Local governments in Maryland are growing thanks to higher taxes banking their payrolls, a trend that bucks the rest of the nation and stands starkly in contrast with downsizing in Virginia, new U.S. census survey data show.

The number of people on local government payrolls in Maryland grew by nearly 3 percent -- or about 6,000 people -- to 220,314 during the year that ended in March 2012, the data released Thursday show. The growth comes while most local governments shrank their payrolls, combining for an average drop of 1.7 percent nationwide. Meanwhile, local governments in Virginia collectively downsized by 1.4 percent, or roughly 4,500 people, to 313,907 total.

By the numbers
  Population Local gov't Annual change State gov't Annual change
Maryland 5.8m 220,314 2.9% (6,104) 86,714 -1.8% (-1,604)
Virginia 8.1m 313,907 -1.4% (-4,463) 124,930 0.2% (224)
U.S. 311.6m 12.0m -1.7% (-204,781) 4.4m -0.4% (-18,397)

At the state level, Virginia stayed relatively flat, adding about 200 people to its roughly 125,000 state employees. Maryland's nearly 87,000 state workers represents a total that's about 1,600 fewer people than last year.

Maryland's surge in local governments is largely due to increased taxes that allow local jurisdictions to keep their higher payrolls, said economist Anirban Basu, CEO of Sage Policy Group in Baltimore. But raising taxes has taken its toll, he added.
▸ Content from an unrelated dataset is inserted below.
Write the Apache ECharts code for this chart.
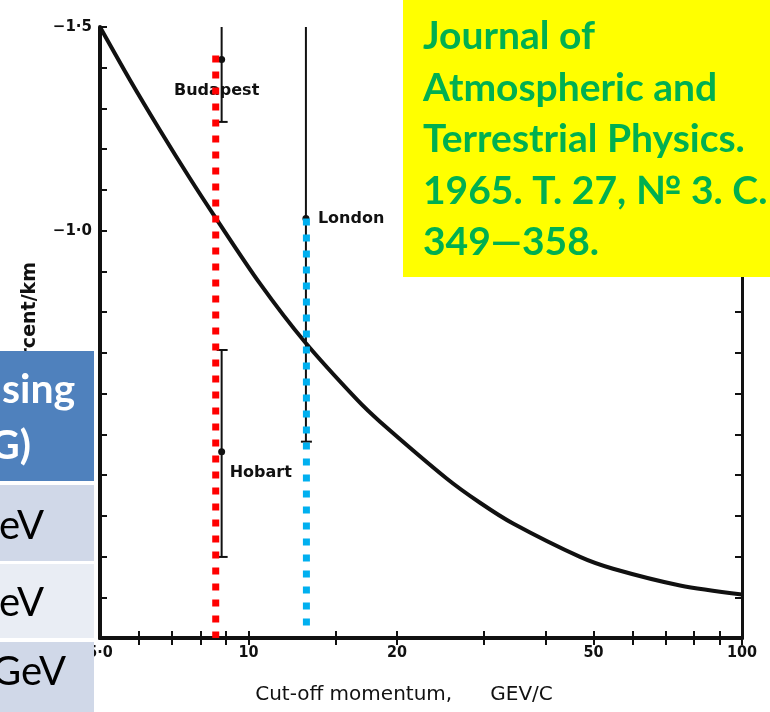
<!DOCTYPE html>
<html>
<head>
<meta charset="utf-8">
<style>
  html, body { margin: 0; padding: 0; background: #ffffff; }
  #chart { width: 770px; height: 712px; }
</style>
<script src="https://cdn.jsdelivr.net/npm/echarts@6/dist/echarts.min.js"></script>
</head>
<body>
<div id="chart"></div>
<script>
// Rate of change (per cent/km) against geomagnetic cut-off momentum (GeV/c)
const curveMomentum = [5, 5.75, 6.62, 7.61, 8.55, 10.55, 13.02, 16.59, 18.47, 25.24, 29.45, 34.36, 46.97, 54.79, 74.89, 100];
const curveRate = [-1.5, -1.370, -1.246, -1.128, -1.034, -0.870, -0.726, -0.585, -0.531, -0.391, -0.332, -0.281, -0.199, -0.170, -0.129, -0.107];

// Station measurements: central value and error-bar ends
const stationNames = ['Budapest', 'London', 'Hobart'];
const stationMomentum = [8.82, 13.07, 8.82];
const stationRate = [-1.42, -1.03, -0.457];
const stationRateLow = [-1.5, -1.5, -0.707];
const stationRateHigh = [-1.267, -0.482, -0.199];

// Highlighted cut-off momenta (dotted guides)
const redGuide = [[8.58, -1.43], [8.58, 0]];
const blueGuide = [[13.1, -1.03], [13.1, -0.01]];

// Axis ticks and labels
const xTickValues = [6, 7, 8, 9, 10, 15, 20, 30, 40, 50, 60, 70, 80, 90, 100];
const xLabelValues = [5, 10, 20, 50, 100];
const yTickValues = [-1.5, -1.4, -1.3, -1.2, -1.1, -1.0, -0.9, -0.8, -0.7, -0.6, -0.5, -0.4, -0.3, -0.2, -0.1, 0];
const yLabelValues = [-1.5, -1.0, -0.5];

// Citation box and table fragment texts
const citationLines = ['Journal of', 'Atmospheric and', 'Terrestrial Physics.', '1965. T. 27, № 3. C.', '349—358.'];
const tableHeader = ['sing', 'G)'];
const tableRows = ['eV', 'eV', 'GeV'];

const curveData = curveMomentum.map((m, i) => [m, curveRate[i]]);
const stationData = stationNames.map((n, i) => [stationMomentum[i], stationRate[i], stationRateLow[i], stationRateHigh[i]]);

// label placement relative to each station point
const stationLabelLayout = [
  { dx: -5, dy: 31, align: 'center' },
  { dx: 12, dy: 0, align: 'left' },
  { dx: 8, dy: 21, align: 'left' }
];

const ink = '#111111';
const axisFont = 'DejaVu Sans';

function fmtY(v) {
  const s = Math.abs(v).toFixed(1).replace('.', '·');
  return (v < 0 ? '−' : '') + s;
}
function fmtX(v) {
  const r = Math.round(v);
  return r === 5 ? '5·0' : String(r);
}

const xAxisCommon = {
  type: 'log',
  logBase: 10,
  min: 5,
  max: 100,
  splitLine: { show: false },
  minorTick: { show: false },
  axisTick: { show: true, inside: true, length: 7, customValues: xTickValues, lineStyle: { color: ink, width: 2 } }
};
const yAxisCommon = {
  type: 'value',
  min: -1.5,
  max: 0,
  inverse: true,
  splitLine: { show: false },
  axisTick: { show: true, inside: true, length: 7, customValues: yTickValues, lineStyle: { color: ink, width: 2 } }
};

const chart = echarts.init(document.getElementById('chart'), null, { renderer: 'canvas' });

chart.setOption({
  animation: false,
  backgroundColor: '#ffffff',
  grid: { left: 100, right: 28, top: 27, bottom: 74 },
  xAxis: [
    Object.assign({}, xAxisCommon, {
      position: 'bottom',
      axisLine: { show: true, lineStyle: { color: ink, width: 4 } },
      axisLabel: {
        show: true,
        customValues: xLabelValues,
        formatter: fmtX,
        margin: 7,
        color: ink,
        fontFamily: 'Liberation Sans Narrow, DejaVu Sans Condensed, sans-serif',
        fontWeight: 'bold',
        fontSize: 16
      },
      name: 'Cut-off momentum,      GEV/C',
      nameLocation: 'middle',
      nameGap: 47,
      nameTextStyle: {
        color: ink,
        fontFamily: axisFont,
        fontSize: 20,
        padding: [0, 34, 0, 0]
      }
    }),
    Object.assign({}, xAxisCommon, {
      position: 'top',
      axisLine: { show: true, lineStyle: { color: ink, width: 4 } },
      axisLabel: { show: false }
    })
  ],
  yAxis: [
    Object.assign({}, yAxisCommon, {
      position: 'left',
      axisLine: { show: true, lineStyle: { color: ink, width: 4 } },
      axisLabel: {
        show: true,
        customValues: yLabelValues,
        formatter: fmtY,
        margin: 8,
        color: ink,
        fontFamily: axisFont,
        fontWeight: 'bold',
        fontSize: 15
      }
    }),
    Object.assign({}, yAxisCommon, {
      position: 'right',
      axisLine: { show: true, lineStyle: { color: ink, width: 3 } },
      axisLabel: { show: false }
    })
  ],
  series: [
    {
      name: 'rate',
      type: 'line',
      data: curveData,
      smooth: 0.3,
      symbol: 'none',
      clip: false,
      lineStyle: { color: ink, width: 4 }
    },
    {
      name: 'stations',
      type: 'custom',
      data: stationData,
      encode: { x: 0, y: 1 },
      clip: false,
      renderItem: function (params, api) {
        const idx = params.dataIndex;
        const p = api.coord([api.value(0), api.value(1)]);
        const a = api.coord([api.value(0), api.value(2)]);
        const b = api.coord([api.value(0), api.value(3)]);
        const lay = stationLabelLayout[idx];
        const barStyle = { stroke: ink, lineWidth: 2 };
        const children = [
          { type: 'line', shape: { x1: p[0], y1: a[1], x2: p[0], y2: b[1] }, style: barStyle },
          { type: 'line', shape: { x1: p[0] - 5, y1: b[1], x2: p[0] + 6, y2: b[1] }, style: barStyle },
          { type: 'circle', shape: { cx: p[0], cy: p[1], r: 3.5 }, style: { fill: ink } },
          {
            type: 'text',
            x: p[0] + lay.dx,
            y: p[1] + lay.dy,
            style: {
              text: stationNames[idx],
              fill: ink,
              font: 'bold 16px "DejaVu Sans"',
              align: lay.align,
              verticalAlign: 'middle'
            }
          }
        ];
        // upper cap only where the bar stops inside the frame
        if (api.value(2) > -1.5) {
          children.push({ type: 'line', shape: { x1: p[0] - 5, y1: a[1], x2: p[0] + 6, y2: a[1] }, style: barStyle });
        }
        return { type: 'group', children: children };
      }
    },
    {
      name: 'guide-red',
      type: 'line',
      data: redGuide,
      symbol: 'none',
      clip: false,
      lineStyle: { color: '#FF0000', width: 7, type: [7, 9], cap: 'butt' }
    },
    {
      name: 'guide-blue',
      type: 'line',
      data: blueGuide,
      symbol: 'none',
      clip: false,
      lineStyle: { color: '#00B0F0', width: 7, type: [7, 9], cap: 'butt' }
    }
  ],
  graphic: [
    // vertical axis title
    {
      type: 'text',
      x: 30,
      y: 262,
      rotation: Math.PI / 2,
      z: 50,
      style: {
        text: 'percent/km',
        fill: ink,
        font: 'bold 19px "DejaVu Sans"',
        align: 'right',
        verticalAlign: 'middle'
      }
    },
    // citation box
    {
      type: 'rect',
      z: 100,
      shape: { x: 403, y: 0, width: 367, height: 277 },
      style: { fill: '#FFFF00' }
    },
    {
      type: 'text',
      z: 101,
      x: 423,
      y: 11,
      style: {
        text: citationLines.join('\n'),
        fill: '#00B050',
        font: 'bold 39px Lato',
        lineHeight: 51.5,
        align: 'left',
        verticalAlign: 'top'
      }
    },
    // table fragment
    { type: 'rect', z: 100, shape: { x: 0, y: 351, width: 94, height: 130 }, style: { fill: '#4F81BD' } },
    { type: 'rect', z: 100, shape: { x: 0, y: 485, width: 94, height: 76 }, style: { fill: '#D0D8E8' } },
    { type: 'rect', z: 100, shape: { x: 0, y: 564, width: 94, height: 74 }, style: { fill: '#E9EDF4' } },
    { type: 'rect', z: 100, shape: { x: 0, y: 642, width: 94, height: 70 }, style: { fill: '#D0D8E8' } },
    { type: 'text', z: 101, x: 2, y: 390, style: { text: tableHeader[0], fill: '#ffffff', font: 'bold 41px Lato', align: 'left', verticalAlign: 'middle' } },
    { type: 'text', z: 101, x: -10, y: 446, style: { text: tableHeader[1], fill: '#ffffff', font: 'bold 41px Lato', align: 'left', verticalAlign: 'middle' } },
    { type: 'text', z: 101, x: -1, y: 526, style: { text: tableRows[0], fill: '#000000', font: '40px Lato', align: 'left', verticalAlign: 'middle' } },
    { type: 'text', z: 101, x: -1, y: 603, style: { text: tableRows[1], fill: '#000000', font: '40px Lato', align: 'left', verticalAlign: 'middle' } },
    { type: 'text', z: 101, x: -8, y: 672, style: { text: tableRows[2], fill: '#000000', font: '40px Lato', align: 'left', verticalAlign: 'middle' } }
  ]
});
</script>
</body>
</html>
"Virginia has been less willing to raise taxes on its people and therefore has sustained a better business climate," Basu said. "Maryland's business reputation, I believe, has deteriorated significantly in recent years, and much of that is due to the almost constant state chatter of raising revenues."

The two states took vastly different approaches to closing budget gaps this year, with the Old Dominion relying almost entirely on spending cuts and Maryland lawmakers pushing for a multimillion-dollar package of new taxes, including raising income taxes on residents earning more than $100,000. Montgomery County raised its property tax rates this year, added a disposable bag fee and, in 2009, increased energy taxes 150 percent on residents.

Basu noted that states -- depending on whether their voters are primarily left-leaning or right-leaning -- have different "tax philosophies," and what's acceptable to most voters in one state might not be in the next. However, he said Maryland's state and local governments could be pushing their taxpayers over the edge.

"Maryland has gone too far," he said, "meaning that the Maryland tax rates are now sufficiently high enough to be driving out a significant level of economic activity from the private sector."

Still, when states spend more, residents get more, he said. Tax-happy Montgomery County has the nation's top-rated large public school system, for example. The top gains in local government employment in Maryland have come in the education, health and law-enforcement sectors. Local Virginia governments have made employment cuts in education.

In addition, some business leaders believe that thriving government employment stimulates private-sector growth.

"The private sector continues to grow in this region apart from ... but also because of its partnership with government [entities]," said Jim Dinegar, president and CEO of the Greater Washington Board of Trade.

The statistics are based on an annual survey taken by the U.S. Census Bureau each March and counts "full-time equivalent" employees, which represents the number of full-time workers that could have been employed if the reported number of hours worked by part-time employees had been worked by full-time employees.